В условиях рыночной экономики кооператор, предприниматель, пенсионер, живущий за чертой бедности, знают, как распорядиться миллионом. В далекие 1920 – 1930-е годы Остап этого не знал, если не собирался пойти путем Корейко. Люди жили трудно, бедно, в условиях всеобщей нищенской «уравниловки». На что тратить деньги да и откуда их взять неутомимо вкалывающим строителям социализма? Но, по совести говоря, честная бедность общительных, веселых и голодных студентов политехникума, оказавшихся в одном купе с Остапом, симпатичнее спекулянтских замашек тех цепких, что прекрасно знают, почем нынче золотой теленочек, готовых хапать и наживаться.
Во втором романе Ильфа и Петрова перед экипажем «Антилопы…», мчащейся из одного города в другой, мелькает целый калейдоскоп лиц. Тут и бюрократ Полыхаев, начальник дутого, как мыльный пузырь, «Геркулеса», в недрах которого туго пришлось даже великому комбинатору и где привольно живется архижулику Корейко. Тут и обитатели «Вороньей слободки» – групповой портрет поднаторевших в квартирных склоках обывателей.
И как это часто случалось с персонажами Ильфа и Петрова, «геркулесовцы» и обитатели квартиры номер три в Лимонном переулке напомнили о себе в новых произведениях соавторов, выступив под другими именами, в другом обличье, но сохранив свои манеры, повадки, хамство и невежество, дух склочничества, своекорыстие. Снова начав писать фельетоны, Ильф и Петров нашли место в хороводе разных мелких и крупных бесов и этим персонажам.
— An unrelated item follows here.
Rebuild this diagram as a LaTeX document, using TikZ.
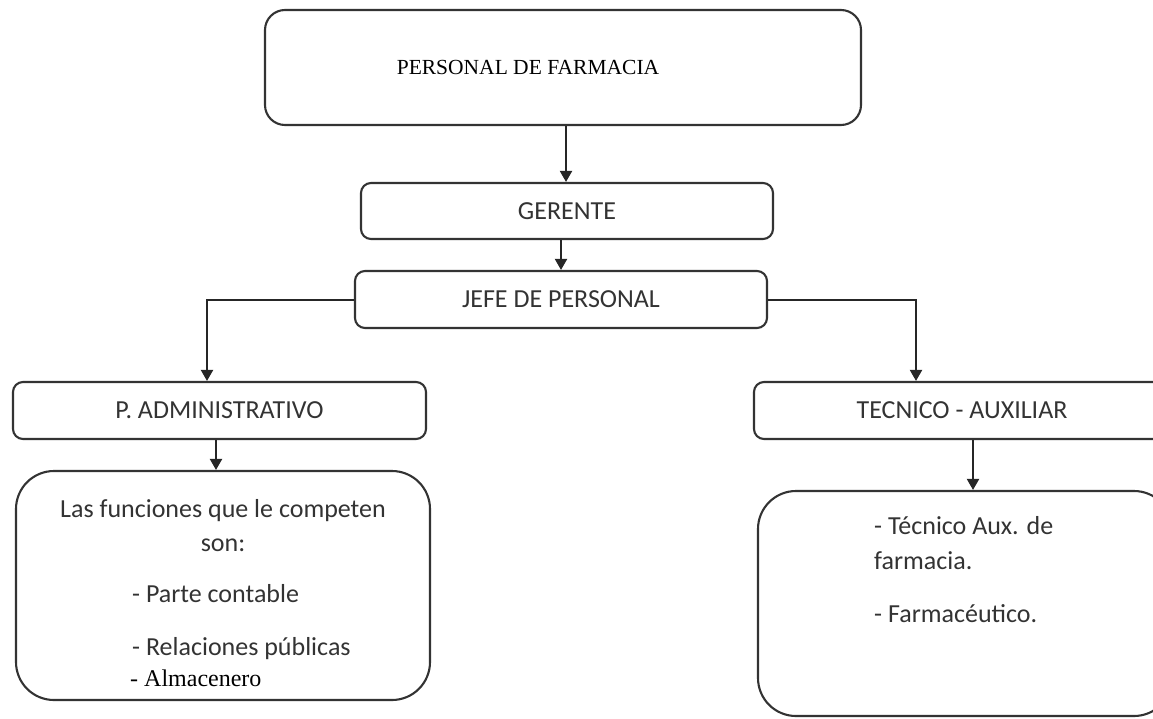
\documentclass[tikz,border=0pt]{standalone}
\usepackage{fontspec}
\setmainfont{Carlito}
\newfontfamily\seriffont{Liberation Serif}
\usetikzlibrary{arrows.meta,calc}
\begin{document}
\begin{tikzpicture}[x=1pt,y=-1pt,
  box/.style={draw=black!80,line width=2.1pt,rounded corners=10pt,inner sep=0pt,
    font=\fontsize{26}{30}\selectfont,text=black!80},
  bigbox/.style={box,rounded corners=38pt},
  txt/.style={inner sep=0pt,font=\fontsize{26}{30}\selectfont,text=black!80},
  arr/.style={draw=black!85,line width=2pt,-{Triangle[length=11pt,width=12pt]}}]
\useasboundingbox (0,0) rectangle (1153,718);
\clip (0,0) rectangle (1153,718);
\node[box,rounded corners=20pt,minimum width=596pt,minimum height=115pt,
  font=\seriffont\fontsize{21.5}{24}\selectfont,text=black] (title) at (563,67.5) {\hspace*{-70pt}\raisebox{-3pt}{PERSONAL DE FARMACIA}};
\node[box,minimum width=412pt,minimum height=56pt] (ger) at (567,211) {GERENTE};
\node[box,minimum width=412pt,minimum height=57pt] (jefe) at (561,299.5) {JEFE DE PERSONAL};
\node[box,minimum width=413pt,minimum height=57pt] (padm) at (219.5,410.5) {P. ADMINISTRATIVO};
\node[box,minimum width=416pt,minimum height=57pt] (tec) at (962,410.5) {TECNICO - AUXILIAR};
\node[bigbox,minimum width=414pt,minimum height=229pt] (lbox) at (223,585.5) {};
\node[bigbox,minimum width=414pt,minimum height=225pt] (rbox) at (965,603.5) {};
% texts of left box
\node[txt,anchor=base] (l1) at (223,517) {Las funciones que le competen};
\node[txt,anchor=base] (l2) at (223,551) {son:};
\node[txt,anchor=base west] (l3) at (132,602) {- Parte contable};
\node[txt,anchor=base west] (l4) at (132,655) {- Relaciones públicas};
\node[txt,anchor=base west,font=\seriffont\fontsize{24}{28}\selectfont,text=black] (l5) at (130,686) {- Almacenero};
% texts of right box
\node[txt,anchor=base west] (r1) at (874,534) {- Técnico Aux. de};
\node[txt,anchor=base west] (r2) at (874,569) {farmacia.};
\node[txt,anchor=base west] (r3) at (874,622) {- Farmacéutico.};
% connectors
\draw[arr] ($(title.south)+(3,0)$) -- (ger.north -| {$(title.south)+(3,0)$});
\draw[arr] (ger.south -| jefe.north) -- (jefe.north);
\draw[arr] (jefe.west) -| ([xshift=-12.5pt]padm.north);
\draw[arr] (jefe.east) -| ([xshift=-46pt]tec.north);
\draw[arr] ([xshift=-3.5pt]padm.south) -- ([xshift=-3.5pt]padm.south |- lbox.north);
\draw[arr] ([xshift=11pt]tec.south) -- ([xshift=11pt]tec.south |- rbox.north);
\end{tikzpicture}
\end{document}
В начале 1930-х годов соавторы часто выступали с фельетонами в «Литературной газете», подписывая их новым псевдонимом «Холодный философ», и в «Правде» с фельетонами на бытовые темы, показывая, как говорил Ю. Олеша, высокий класс журнализма.
Все, что делалось Ильфом и Петровым в жанре фельетона, делалось ими в полную силу, безо всяких скидок на «газетность». Для них вообще не существовало деления на жанры высокие и низкие. Они создавали свою, новую, гофманиаду, не фантастическую, а совершенно конкретную, привязанную к определенным фамилиям, датам, адресам, простым житейским фактам, нередко почерпнутым из читательской почты. И очень огорчались, когда дружески расположенные к ним люди в недоумении разводили руками: писали бы романы; далась вам эта сиюминутность, эта злободневность!
<…>
Перечитывая сегодня фельетоны Ильфа и Петрова, заново убеждаешься в их злободневности и долговечности… По-прежнему омрачают жизнь угрюмые чиновники, дельцы, бюрократы, злобные дураки, ханжи с каменно-бездушными ухватками, безразличные к чужому горю и не интересующиеся ничем, кроме самих себя. Писать о таких людях «нестерпимо», «почти физически больно», говорили Ильф и Петров. Но борьбу с неуважением к людям, с оскорблением человеческого достоинства они считали своим гражданским, писательским долгом.
<…>
Уходило с годами бурное, безоглядное веселье «Двенадцати стульев». Свои фельетоны Ильф и Петров умели писать очень смешно. Смех не пропал. Но соавторы становились все строже, серьезнее, внутренне сосредоточенней. Друзья Ильфа и Петрова, близко знавшие обоих, запомнили их доброту, чуткость, отзывчивость, готовность помочь людям, ободрить, облегчить их жизнь. Но писатели не могли без гнева и негодования говорить о чиновнике, грубо, взашей, вытолкнувшем из своего кабинета старика-пенсионера; о дураке, запретившем прописать молодую женщину на жилой площади мужа, к которому она переехала после свадьбы из другого города; о хаме, отказавшемся уступить такси беременной женщине, которую срочно надо доставить в родильный дом. Как правило, такие подлецы получали в фельетонах не имена и фамилии, а нарицательные клички, которые к ним буквально прилипали: «Безмятежная тумба», «Костяная нога», «Саванарыло».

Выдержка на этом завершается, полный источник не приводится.